- Dowlatabad Location within Iran
- Coordinates: 28°42′58″N 57°08′42″E﻿ / ﻿28.71611°N 57.14500°E
- Country: Iran
- Province: Kerman
- County: Jiroft
- District: Esfandaqeh
- Rural District: Esfandaqeh

Population (2016)
- • Total: 4,930
- Time zone: UTC+3:30 (IRST)

= Dowlatabad, Esfandaqeh =

Village in Kerman province, Iran

Dowlatabad (دولتاباد) (Note: Also romanized as Dowlatābād; also known as Daulasābād and Dowlatābād-e Esfandaqeh) is a village in Esfandaqeh Rural District of Esfandaqeh District, Jiroft County, Kerman province, Iran, serving as capital of both the district and the rural district.

==Demographics==
===Population===
At the time of the 2006 National Census, the village's population was 2,200 in 460 households, when it was in the Central District.
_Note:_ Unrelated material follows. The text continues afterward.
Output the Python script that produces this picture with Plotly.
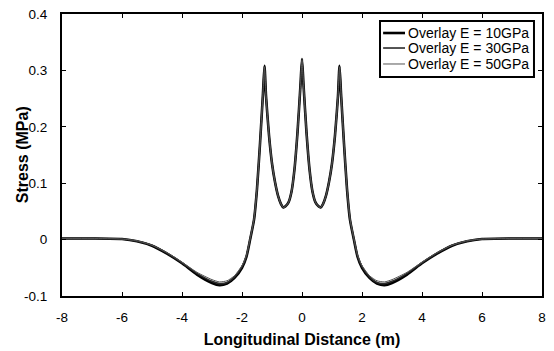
import plotly.graph_objects as go

# Longitudinal positions (m)
distance = [-8, -7, -6, -5.5, -5, -4.5, -4, -3.5, -3, -2.75, -2.5, -2.25, -2.0, -1.85,
            -1.73, -1.6, -1.5, -1.4, -1.3, -1.25, -1.2, -1.1, -1.0, -0.9, -0.8, -0.7,
            -0.62, -0.55, -0.45, -0.35, -0.25, -0.15, -0.05, 0,
            0.05, 0.15, 0.25, 0.35, 0.45, 0.55, 0.62, 0.7, 0.8, 0.9, 1.0, 1.1, 1.2,
            1.25, 1.3, 1.4, 1.5, 1.6, 1.73, 1.85, 2.0, 2.25, 2.5, 2.75, 3, 3.5, 4,
            4.5, 5, 5.5, 6, 7, 8]

# Stress (MPa) for each overlay modulus
stress_10 = [0.002, 0.002, 0.001, -0.003, -0.011, -0.025, -0.042, -0.062, -0.077, -0.081,
             -0.078, -0.068, -0.050, -0.030, 0.000, 0.035, 0.090, 0.170, 0.260, 0.308,
             0.255, 0.185, 0.135, 0.102, 0.078, 0.063, 0.057, 0.059, 0.066, 0.085,
             0.125, 0.190, 0.275, 0.320,
             0.275, 0.190, 0.125, 0.085, 0.066, 0.059, 0.057, 0.063, 0.078, 0.102,
             0.135, 0.185, 0.255, 0.308, 0.260, 0.170, 0.090, 0.035, 0.000, -0.030,
             -0.050, -0.068, -0.078, -0.081, -0.077, -0.062, -0.042, -0.025, -0.011,
             -0.003, 0.001, 0.002, 0.002]

stress_30 = [0.002, 0.002, 0.001, -0.003, -0.010, -0.024, -0.041, -0.060, -0.074, -0.078,
             -0.076, -0.066, -0.048, -0.029, 0.001, 0.036, 0.090, 0.170, 0.260, 0.307,
             0.255, 0.185, 0.135, 0.102, 0.078, 0.063, 0.057, 0.059, 0.066, 0.085,
             0.125, 0.190, 0.275, 0.319,
             0.275, 0.190, 0.125, 0.085, 0.066, 0.059, 0.057, 0.063, 0.078, 0.102,
             0.135, 0.185, 0.255, 0.307, 0.260, 0.170, 0.090, 0.036, 0.001, -0.029,
             -0.048, -0.066, -0.076, -0.078, -0.074, -0.060, -0.041, -0.024, -0.010,
             -0.003, 0.001, 0.002, 0.002]

stress_50 = [0.002, 0.002, 0.001, -0.002, -0.010, -0.023, -0.040, -0.058, -0.071, -0.075,
             -0.073, -0.064, -0.046, -0.027, 0.002, 0.037, 0.091, 0.170, 0.260, 0.306,
             0.255, 0.185, 0.135, 0.102, 0.078, 0.063, 0.057, 0.059, 0.066, 0.085,
             0.125, 0.190, 0.275, 0.318,
             0.275, 0.190, 0.125, 0.085, 0.066, 0.059, 0.057, 0.063, 0.078, 0.102,
             0.135, 0.185, 0.255, 0.306, 0.260, 0.170, 0.091, 0.037, 0.002, -0.027,
             -0.046, -0.064, -0.073, -0.075, -0.071, -0.058, -0.040, -0.023, -0.010,
             -0.002, 0.001, 0.002, 0.002]

series_names = ["Overlay E = 10GPa", "Overlay E = 30GPa", "Overlay E = 50GPa"]

x_ticks = [-8, -6, -4, -2, 0, 2, 4, 6, 8]
x_tick_text = ["-8", "-6", "-4", "-2", "0", "2", "4", "6", "8"]
y_ticks = [-0.1, 0, 0.1, 0.2, 0.3, 0.4]
y_tick_text = ["-0.1", "0", "0.1", "0.2", "0.3", "0.4"]

FONT = "Liberation Sans, Arial, sans-serif"

styles = [
    dict(color="#000000", width=2.6),
    dict(color="#2a2a2a", width=1.6),
    dict(color="#555555", width=1.0),
]

fig = go.Figure()
for name, ys, st in zip(series_names, [stress_10, stress_30, stress_50], styles):
    fig.add_trace(go.Scatter(
        x=distance, y=ys, name=name, mode="lines", showlegend=False,
        line=dict(color=st["color"], width=st["width"], shape="spline", smoothing=0.6),
    ))

# Boxed key in the upper-right corner (paper coordinates)
key_left, key_right, key_top, key_bottom = 0.6625, 0.9833, 0.975, 0.7766
key_rows = [0.9326, 0.8794, 0.8227]
fig.add_shape(type="rect", xref="paper", yref="paper",
              x0=key_left, x1=key_right, y0=key_bottom, y1=key_top,
              line=dict(color="black", width=2), fillcolor="white", layer="above")
for name, st, ry in zip(series_names, styles, key_rows):
    fig.add_shape(type="line", xref="paper", yref="paper",
                  x0=0.669, x1=0.7146, y0=ry, y1=ry,
                  line=dict(color=st["color"], width=st["width"]), layer="above")
    fig.add_annotation(text=name, xref="paper", yref="paper", x=0.716, y=ry,
                       xanchor="left", yanchor="middle", showarrow=False,
                       font=dict(family=FONT, size=14, color="black"))

# Vertical axis title
fig.add_annotation(text="<b>Stress (MPa)</b>", xref="paper", yref="paper",
                   x=-0.083, y=0.5, xanchor="center", yanchor="middle",
                   textangle=-90, showarrow=False,
                   font=dict(family=FONT, size=16, color="black"))

axis_common = dict(
    showline=True, linecolor="black", linewidth=2, mirror="ticks",
    ticks="inside", ticklen=4, tickwidth=1, tickcolor="black",
    showgrid=False, zeroline=False, automargin=False,
    tickfont=dict(family=FONT, size=13.5, color="black"),
)

fig.update_layout(
    width=554, height=351,
    margin=dict(l=62, r=12, t=14, b=55),
    paper_bgcolor="white", plot_bgcolor="white",
    showlegend=False,
    xaxis=dict(
        range=[-8, 8], tickvals=x_ticks, ticktext=x_tick_text,
        ticklabelstandoff=8,
        title=dict(text="<b>Longitudinal Distance (m)</b>",
                   font=dict(family=FONT, size=16, color="black"), standoff=10),
        **axis_common,
    ),
    yaxis=dict(
        range=[-0.1, 0.4], tickvals=y_ticks, ticktext=y_tick_text,
        ticklabelstandoff=10,
        **axis_common,
    ),
)

fig.write_html("out.html")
The following census in 2011 counted 5,534 people in 1,283 households. The 2016 census measured the population of the village as 4,930 people in 1,387 households. It was the most populous village in its rural district.

In 2017, the rural district was separated from the district in the establishment of Esfandaqeh District.